By Jeremy Morgan
Latin American Herald Tribune Law
CARACAS – The government suddenly ditched its plans to introduce a Media Crimes Law, sparking speculation about its possible motives for doing so.
Announcing the decision, National Assembly President Cilia Flores said that the idea had been shelved after a committee at the legislature had failed to reach a consensus on the Bill. Signs were that this rationale was greeted with not a lot of credibility.
Dissension at the committee stage has rarely, if ever, derailed legislation in the past, and most certainly not on an issue as important to the government as reining in media companies it feels are far too independent for its or the country’s good.
Instead, the abrupt withdrawal of the Bill sparked speculation that the government was having second thoughts about the entire plan. Flores airily declared that the Bill was not on “our legislative agenda.”
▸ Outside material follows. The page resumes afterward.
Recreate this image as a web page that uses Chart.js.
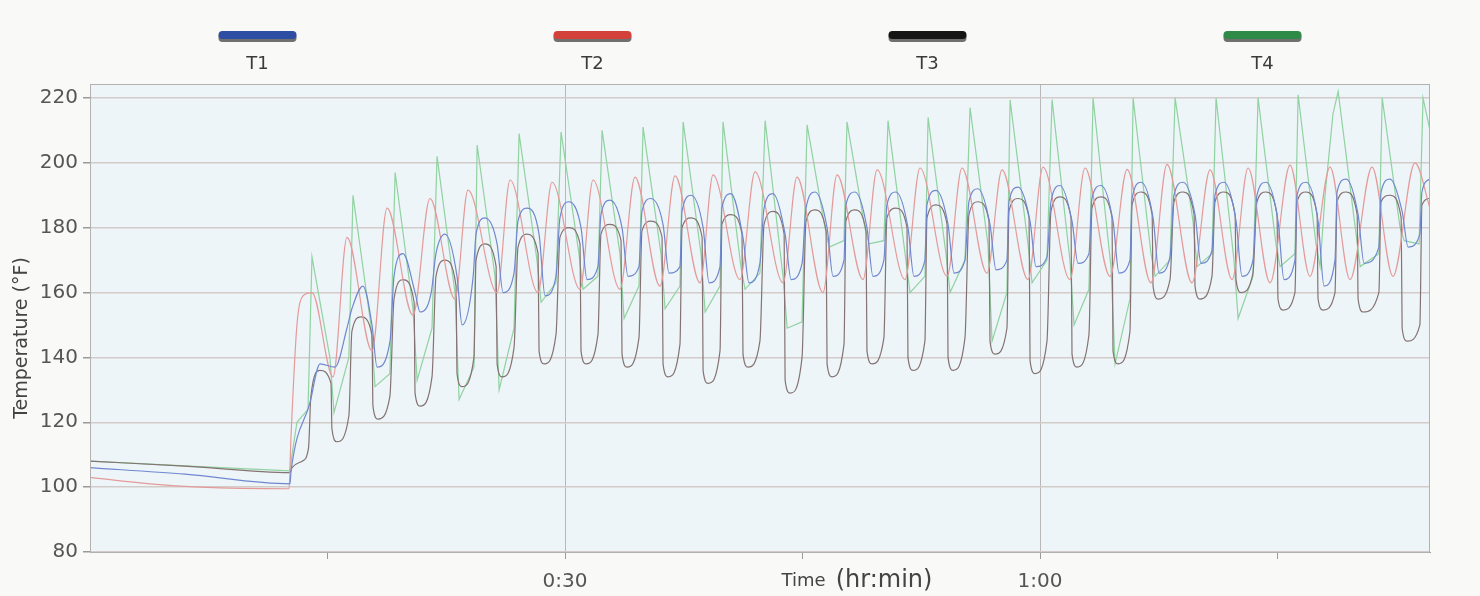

The Bill had been proposed in a high-profile speech to the chamber by Attorney General Luisa Ortega Díaz. She has become a target for media demands that she should resign or be sacked for abusing her powers.
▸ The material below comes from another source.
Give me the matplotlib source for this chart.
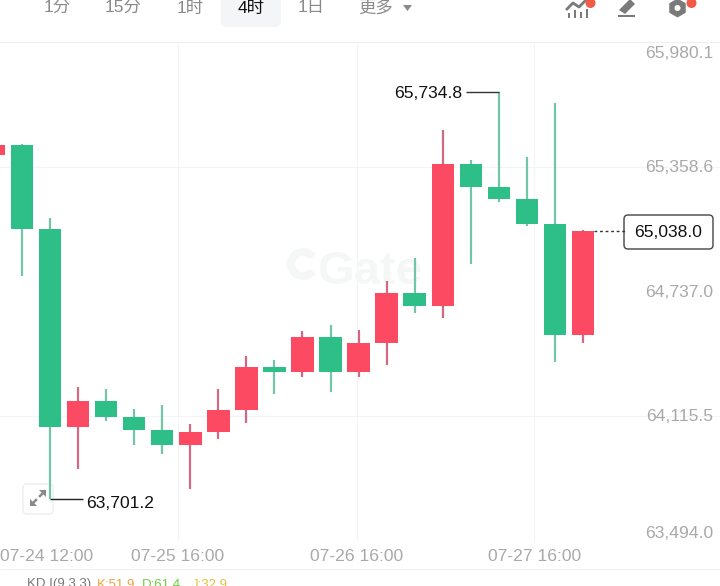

The media are not the only ones who have been after Ortega Díaz’ head at one time or another. President Hugo Chávez once accused her of not doing enough about his critics, telling her to do so or make way for somebody else who would.
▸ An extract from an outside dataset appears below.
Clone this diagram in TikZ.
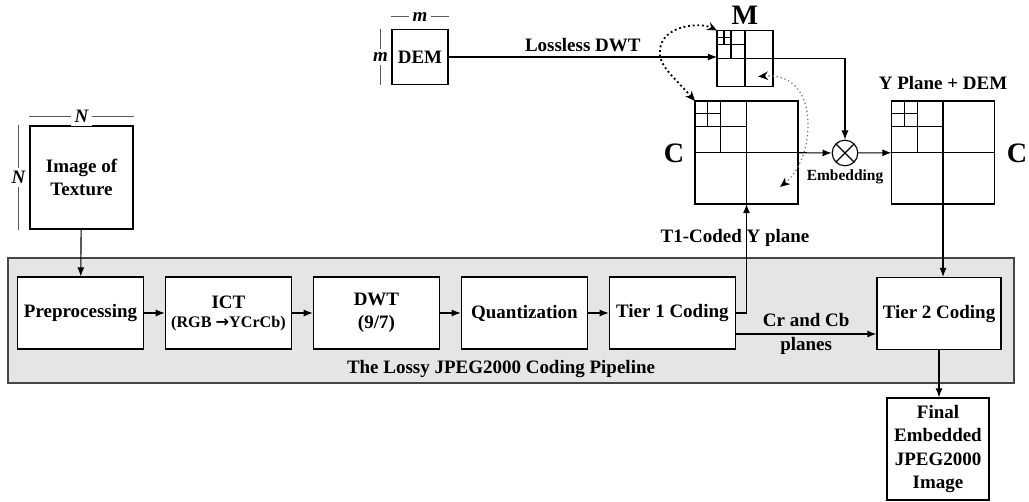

She is now deemed perhaps to have over-reacted with the Media Crimes Bill. The sudden demise of her project prompted speculation that she was being hung out to dry, dangling in the wind.
Flores, for one, did not appear to be anywhere like intent on salvaging Ortega Díaz. Having dismissed the Bill as the Attorney General’s idea, she said the Social Responsibility in Radio and Television Law, which has been on the statute book for some years, was the vehicle for regulating the media.
Whether this view would be amenable to Public Works and Housing Minister Diosdado Cabello is open to question. Cabello has closed down 34 radio stations, says he’s looking at a total of 240, and has adopted the role of the government’s hatchet man in dealing with the independent media.
Cabello is a key figure in the government and a long-standing associate of Chávez. But, then, Flores has the president’s ear as well, and has a habit of getting her own way.
In the meantime, Chávez is reported to have suggested there could be another Enabling Law to give him special powers to push through legislation by decree, as he did for 18 months up to the middle of last year.
Flores said this wasn’t planned “at the moment.” Then she disclosed there weren’t going to be any vacations for the parliament this time round. Not for the first time, she’s evidently decided to crack the whip and get on with business.
Legislators promptly held a first debate on a Bill setting out an Education Law, whose content is opposed by senior university academics as arbitrary and failing to address the issues.
The Bill sailed through a vote and legislators agreed to push it through a second debate next week. Chávez’s United Socialist Party of Venezuela (PSUV) wields an overwhelming majority in the chamber.
Cecilia García Arocha, Principal of the Universidad Central de Venezuela (UCV) and other leading academics called a press conference Thursday to announce a series of “actions” they intended to take in protest against what they saw as faults in the proposed Education Law. The legislation was being rushed through the chamber when it should be put to thorough discussion, she said.
Luis Ugalde, president of the Universidad Católica Andrés Bello, took a similar line, saying the Bill couldn’t be pushed through in just seven days. It was not “whatever law” and the history of Venezuela showed that education was a sensitive matter.